Aim -
Begin the copy with the line that contains "Reproduce this chart with Chart.js." and end it with the line that contains "let chartInstance = null;". Print these lines exactly and omit all pictures.

-- START Material for the task --

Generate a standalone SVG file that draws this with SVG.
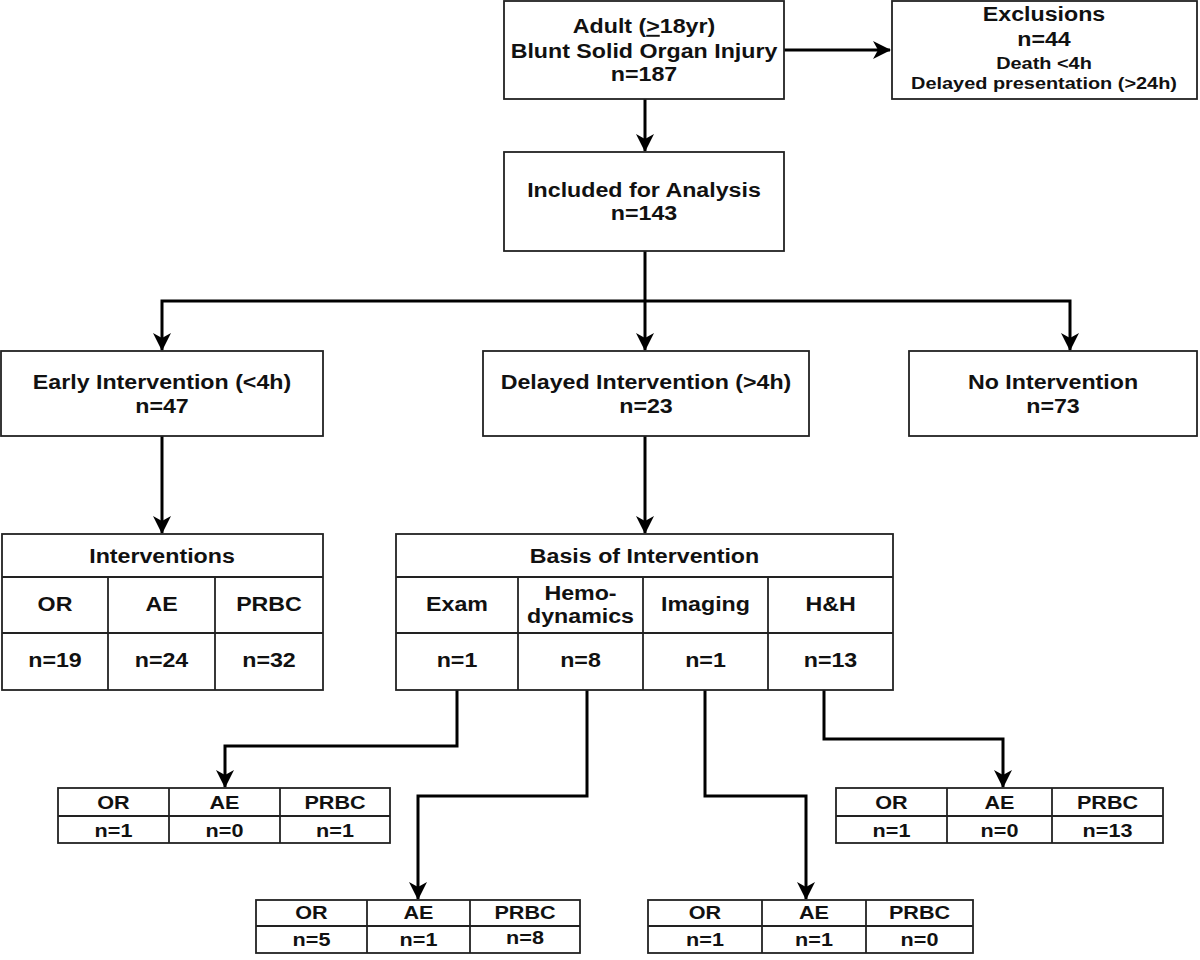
<svg xmlns="http://www.w3.org/2000/svg" width="1200" height="960" viewBox="0 0 1200 960">
<style>
rect{fill:#fff;stroke:#222;stroke-width:1.8}
line.g{stroke:#222;stroke-width:1.8}
.c path{fill:none;stroke:#000;stroke-width:3;marker-end:url(#ah)}
text{font-family:"Liberation Sans",Arial,sans-serif;font-weight:bold;fill:#111;text-anchor:middle}
.b{font-size:19.5px}
.m{font-size:17px}
.s{font-size:18px}
</style>
<defs>
<marker id="ah" markerUnits="userSpaceOnUse" viewBox="0 0 18 18" refX="17" refY="9" markerWidth="18" markerHeight="18" orient="auto">
<path d="M0,0 L18,9 L0,18 L5,9 z" fill="#000"/>
</marker>
</defs>
<rect x="0" y="0" width="1200" height="960" style="stroke:none"/>

<g class="c" id="connectors">
<path d="M784,50 H890"/>
<path d="M645,99 V151"/>
<path d="M645,251 V350"/>
<path d="M645,301 H162 V350"/>
<path d="M645,301 H1070 V350"/>
<path d="M162,436 V533"/>
<path d="M645,436 V533"/>
<path d="M457,690 V746 H225 V787"/>
<path d="M587,690 V796 H418 V899"/>
<path d="M705,690 V796 H806 V899"/>
<path d="M824,690 V739 H1003 V787"/>
</g>

<g id="adult">
<rect x="504" y="1" width="280" height="98"/>
<text class="b" transform="matrix(1.19 0 0 1 644 33)">Adult (<tspan text-decoration="underline">&gt;</tspan>18yr)</text>
<text class="b" transform="matrix(1.19 0 0 1 644 58)">Blunt Solid Organ Injury</text>
<text class="b" transform="matrix(1.19 0 0 1 644 81)">n=187</text>
</g>

<g id="exclusions">
<rect x="892" y="1" width="305" height="98"/>
<text class="b" transform="matrix(1.19 0 0 1 1044 21)">Exclusions</text>
<text class="b" transform="matrix(1.19 0 0 1 1044 46)">n=44</text>
<text class="m" transform="matrix(1.17 0 0 1 1044 69)">Death &lt;4h</text>
<text class="m" transform="matrix(1.17 0 0 1 1044 89)">Delayed presentation (&gt;24h)</text>
</g>

<g id="included">
<rect x="504" y="152" width="280" height="99"/>
<text class="b" transform="matrix(1.19 0 0 1 644 197)">Included for Analysis</text>
<text class="b" transform="matrix(1.19 0 0 1 644 220)">n=143</text>
</g>

<g id="early">
<rect x="1" y="351" width="322" height="85"/>
<text class="b" transform="matrix(1.19 0 0 1 162 389)">Early Intervention (&lt;4h)</text>
<text class="b" transform="matrix(1.19 0 0 1 162 413)">n=47</text>
</g>

<g id="delayed">
<rect x="483" y="351" width="326" height="85"/>
<text class="b" transform="matrix(1.19 0 0 1 646 389)">Delayed Intervention (&gt;4h)</text>
<text class="b" transform="matrix(1.19 0 0 1 646 413)">n=23</text>
</g>

<g id="none">
<rect x="909" y="351" width="288" height="85"/>
<text class="b" transform="matrix(1.19 0 0 1 1053 389)">No Intervention</text>
<text class="b" transform="matrix(1.19 0 0 1 1053 413)">n=73</text>
</g>

<g id="interventions">
<rect x="2" y="534" width="321" height="156"/>
<line class="g" x1="2" y1="577" x2="323" y2="577"/>
<line class="g" x1="2" y1="633" x2="323" y2="633"/>
<line class="g" x1="108" y1="577" x2="108" y2="690"/>
<line class="g" x1="215" y1="577" x2="215" y2="690"/>
<text class="b" transform="matrix(1.19 0 0 1 162 563)">Interventions</text>
<text class="b" transform="matrix(1.19 0 0 1 55 611)">OR</text>
<text class="b" transform="matrix(1.19 0 0 1 161.5 611)">AE</text>
<text class="b" transform="matrix(1.19 0 0 1 269 611)">PRBC</text>
<text class="b" transform="matrix(1.19 0 0 1 55 667)">n=19</text>
<text class="b" transform="matrix(1.19 0 0 1 161.5 667)">n=24</text>
<text class="b" transform="matrix(1.19 0 0 1 269 667)">n=32</text>
</g>

<g id="basis">
<rect x="396" y="534" width="497" height="156"/>
<line class="g" x1="396" y1="577" x2="893" y2="577"/>
<line class="g" x1="396" y1="633" x2="893" y2="633"/>
<line class="g" x1="518" y1="577" x2="518" y2="690"/>
<line class="g" x1="643" y1="577" x2="643" y2="690"/>
<line class="g" x1="768" y1="577" x2="768" y2="690"/>
<text class="b" transform="matrix(1.19 0 0 1 644.5 563)">Basis of Intervention</text>
<text class="b" transform="matrix(1.19 0 0 1 457 611)">Exam</text>
<text class="b" transform="matrix(1.19 0 0 1 580.5 600)">Hemo-</text>
<text class="b" transform="matrix(1.19 0 0 1 580.5 623)">dynamics</text>
<text class="b" transform="matrix(1.19 0 0 1 705.5 611)">Imaging</text>
<text class="b" transform="matrix(1.19 0 0 1 830.5 611)">H&amp;H</text>
<text class="b" transform="matrix(1.19 0 0 1 457 667)">n=1</text>
<text class="b" transform="matrix(1.19 0 0 1 580.5 667)">n=8</text>
<text class="b" transform="matrix(1.19 0 0 1 705.5 667)">n=1</text>
<text class="b" transform="matrix(1.19 0 0 1 830.5 667)">n=13</text>
</g>

<g id="exam-out">
<rect x="58" y="788" width="332" height="55"/>
<line class="g" x1="58" y1="816" x2="390" y2="816"/>
<line class="g" x1="169" y1="788" x2="169" y2="843"/>
<line class="g" x1="280" y1="788" x2="280" y2="843"/>
<text class="s" transform="matrix(1.2 0 0 1 113.5 809)">OR</text>
<text class="s" transform="matrix(1.2 0 0 1 224.5 809)">AE</text>
<text class="s" transform="matrix(1.2 0 0 1 335 809)">PRBC</text>
<text class="s" transform="matrix(1.2 0 0 1 113.5 837)">n=1</text>
<text class="s" transform="matrix(1.2 0 0 1 224.5 837)">n=0</text>
<text class="s" transform="matrix(1.2 0 0 1 335 837)">n=1</text>
</g>

<g id="hemo-out">
<rect x="256" y="900" width="324" height="53"/>
<line class="g" x1="256" y1="926" x2="580" y2="926"/>
<line class="g" x1="367" y1="900" x2="367" y2="953"/>
<line class="g" x1="470" y1="900" x2="470" y2="953"/>
<text class="s" transform="matrix(1.2 0 0 1 311.5 919)">OR</text>
<text class="s" transform="matrix(1.2 0 0 1 418.5 919)">AE</text>
<text class="s" transform="matrix(1.2 0 0 1 525 919)">PRBC</text>
<text class="s" transform="matrix(1.2 0 0 1 311.5 946)">n=5</text>
<text class="s" transform="matrix(1.2 0 0 1 418.5 946)">n=1</text>
<text class="s" transform="matrix(1.2 0 0 1 525 944)">n=8</text>
</g>

<g id="imaging-out">
<rect x="648" y="900" width="325" height="53"/>
<line class="g" x1="648" y1="926" x2="973" y2="926"/>
<line class="g" x1="762" y1="900" x2="762" y2="953"/>
<line class="g" x1="866" y1="900" x2="866" y2="953"/>
<text class="s" transform="matrix(1.2 0 0 1 705 919)">OR</text>
<text class="s" transform="matrix(1.2 0 0 1 814 919)">AE</text>
<text class="s" transform="matrix(1.2 0 0 1 919.5 919)">PRBC</text>
<text class="s" transform="matrix(1.2 0 0 1 705 946)">n=1</text>
<text class="s" transform="matrix(1.2 0 0 1 814 946)">n=1</text>
<text class="s" transform="matrix(1.2 0 0 1 919.5 946)">n=0</text>
</g>

<g id="hh-out">
<rect x="836" y="788" width="327" height="55"/>
<line class="g" x1="836" y1="816" x2="1163" y2="816"/>
<line class="g" x1="947" y1="788" x2="947" y2="843"/>
<line class="g" x1="1052" y1="788" x2="1052" y2="843"/>
<text class="s" transform="matrix(1.2 0 0 1 891.5 809)">OR</text>
<text class="s" transform="matrix(1.2 0 0 1 999.5 809)">AE</text>
<text class="s" transform="matrix(1.2 0 0 1 1107.5 809)">PRBC</text>
<text class="s" transform="matrix(1.2 0 0 1 891.5 837)">n=1</text>
<text class="s" transform="matrix(1.2 0 0 1 999.5 837)">n=0</text>
<text class="s" transform="matrix(1.2 0 0 1 1107.5 837)">n=13</text>
</g>
</svg>
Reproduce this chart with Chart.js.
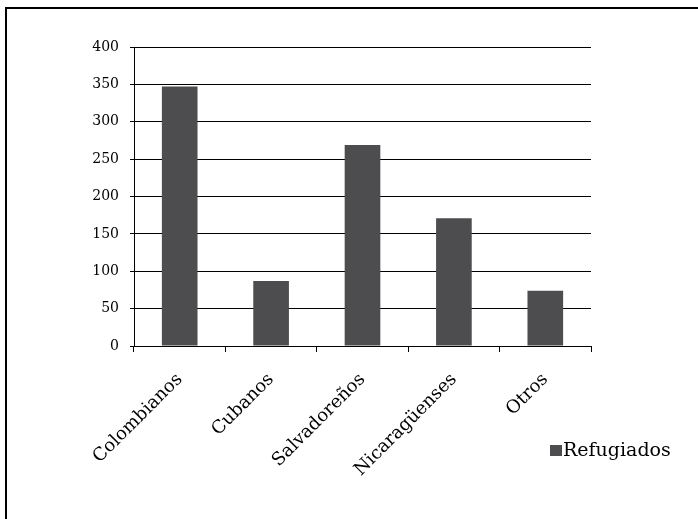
<!DOCTYPE html>
<html>
<head>
<meta charset="utf-8">
<script src="https://cdn.jsdelivr.net/npm/chart.js@4"></script>
<style>
  html, body { margin: 0; padding: 0; background: #fff; }
  #wrap { position: relative; width: 698px; height: 519px; }
</style>
</head>
<body>
<div id="wrap"><canvas id="grafico"></canvas></div>
<script>
const categorias = ["Colombianos", "Cubanos", "Salvadoreños", "Nicaragüenses", "Otros"];
const refugiados = [347, 87, 269, 171, 74];
const serieNome = "Refugiados";
const yTicks = [0, 50, 100, 150, 200, 250, 300, 350, 400];

const corBarra = "#4d4d4f";
const fonte = "'DejaVu Serif', serif";

// moldura (so aparece em cima e a esquerda) + legenda desenhada a mao
const extras = {
    id: "extras",
    afterDraw(chart) {
        const ctx = chart.ctx;
        ctx.save();
        ctx.strokeStyle = "#000";
        ctx.lineWidth = 2;
        ctx.beginPath();
        ctx.moveTo(6, 519);
        ctx.lineTo(6, 8);
        ctx.lineTo(698, 8);
        ctx.stroke();

        const ds = chart.data.datasets[0];
        ctx.fillStyle = ds.backgroundColor;
        ctx.fillRect(550, 445, 12, 11);
        ctx.fillStyle = "#000";
        ctx.font = "19px " + fonte;
        ctx.textBaseline = "alphabetic";
        ctx.textAlign = "left";
        ctx.fillText(ds.label, 563, 456);
        ctx.restore();
    }
};

let chartInstance = null;

function gerarGrafico() {
    const ctx = document.getElementById("grafico").getContext("2d");
    chartInstance = new Chart(ctx, {
        type: "bar",
        data: {
            labels: categorias,
            datasets: [{
                label: serieNome,
                data: refugiados,
                backgroundColor: corBarra,
                barPercentage: 0.39,
                categoryPercentage: 1,
            }],
        },
        options: {
            responsive: true,
            maintainAspectRatio: false,
            animation: false,
            layout: { padding: { top: 47, right: 107, left: 0, bottom: 0 } },
            plugins: {
                legend: { display: false },
                tooltip: { enabled: false },
            },
            scales: {
                x: {
                    grid: {
                        offset: true,
                        drawOnChartArea: false,
                        color: "#000",
                        tickLength: 6,
                    },
                    border: { color: "#000", width: 1 },
                    ticks: {
                        color: "#000",
                        font: { family: fonte, size: 18 },
                        maxRotation: 45,
                        minRotation: 45,
                        padding: 17,
                        autoSkip: false,
                    },
                    afterFit(scale) { scale.height = 173; },
                },
                y: {
                    min: 0,
                    max: 400,
                    afterBuildTicks(scale) { scale.ticks = yTicks.map(v => ({ value: v })); },
                    grid: { color: "#000", lineWidth: 1, tickLength: 4 },
                    border: { color: "#000", width: 1 },
                    ticks: {
                        color: "#000",
                        font: { family: fonte, size: 14 },
                        padding: 11,
                    },
                    afterFit(scale) { scale.width = 134; },
                },
            },
        },
        plugins: [extras],
    });
}

gerarGrafico();
</script>
</body>
</html>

-- END Material for the task --

Full answer -
Reproduce this chart with Chart.js.
<!DOCTYPE html>
<html>
<head>
<meta charset="utf-8">
<script src="https://cdn.jsdelivr.net/npm/chart.js@4"></script>
<style>
  html, body { margin: 0; padding: 0; background: #fff; }
  #wrap { position: relative; width: 698px; height: 519px; }
</style>
</head>
<body>
<div id="wrap"><canvas id="grafico"></canvas></div>
<script>
const categorias = ["Colombianos", "Cubanos", "Salvadoreños", "Nicaragüenses", "Otros"];
const refugiados = [347, 87, 269, 171, 74];
const serieNome = "Refugiados";
const yTicks = [0, 50, 100, 150, 200, 250, 300, 350, 400];

const corBarra = "#4d4d4f";
const fonte = "'DejaVu Serif', serif";

// moldura (so aparece em cima e a esquerda) + legenda desenhada a mao
const extras = {
    id: "extras",
    afterDraw(chart) {
        const ctx = chart.ctx;
        ctx.save();
        ctx.strokeStyle = "#000";
        ctx.lineWidth = 2;
        ctx.beginPath();
        ctx.moveTo(6, 519);
        ctx.lineTo(6, 8);
        ctx.lineTo(698, 8);
        ctx.stroke();

        const ds = chart.data.datasets[0];
        ctx.fillStyle = ds.backgroundColor;
        ctx.fillRect(550, 445, 12, 11);
        ctx.fillStyle = "#000";
        ctx.font = "19px " + fonte;
        ctx.textBaseline = "alphabetic";
        ctx.textAlign = "left";
        ctx.fillText(ds.label, 563, 456);
        ctx.restore();
    }
};

let chartInstance = null;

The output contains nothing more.